Dopo la sentenza della Corte di Assise di Taranto del 31 maggio e le durissime richieste di condanna in primo grado (con oltre 280 anni di carcere), per gli ex proprietari dell'Ilva di Taranto, i fratelli Riva, per dirigenti, consulenti e politici (3 anni e mezzo la pena per Nichi Vendola), a Taranto si attende la sentenza del Consiglio di Stato che si pronuncerà sulla chiusura degli impianti dell'area a caldo del sito siderurgico.
Dopo anni di negazionismo, si parla finalmente di disastro ambientale; Taranto già nel 2005 era al centro di alcuni studi per l’elevato numero di malati e vittime per gravi patologie respiratorie e oncologiche e per l’altissima concentrazione di diossina. “Taranto era una questione che era sfuggita all'attenzione della politica, della comunità scientifica e delle associazioni che si occupavano di ambiente”, così esordisce il professor Alessandro Marescotti, uno dei fondatori di PeaceLink, associazione che si occupa da sempre di tutela ambientale.
La sentenza è un primo importante passo che può realmente fare la differenza per un territorio devastato dall'inquinamento dovuto alla produzione dell’area industriale che sta proseguendo, nonostante sia oramai acclarato il nesso tra emissioni nocive e le gravi patologie che colpiscono soprattutto la popolazione residente a ridosso del sito siderurgico, altissimo il numero dei bambini malati e deceduti in questi anni.
“Nulla è stato fatto” dice Marescotti che auspica l'immediata chiusura dell'area a caldo dato che in tutti questi anni nulla è stato fatto per mettere a norma gli impianti.
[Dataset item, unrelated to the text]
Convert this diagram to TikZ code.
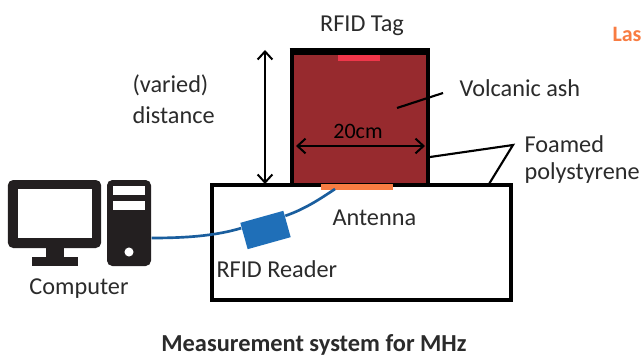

Una città’ considerata sacrificabile e dove i dati non vengono neanche presi in considerazione.
Con Marescotti abbiamo anche affrontato il tema di una produzione che oramai non garantisce più profitti e sul fatto che, allo stato attuale, pensare ad ulteriori investimenti in nuove tecnologie (in vista anche dei fondi europei) non avrebbe più senso, perché non ci sono più profitti, ma solo gravi perdite.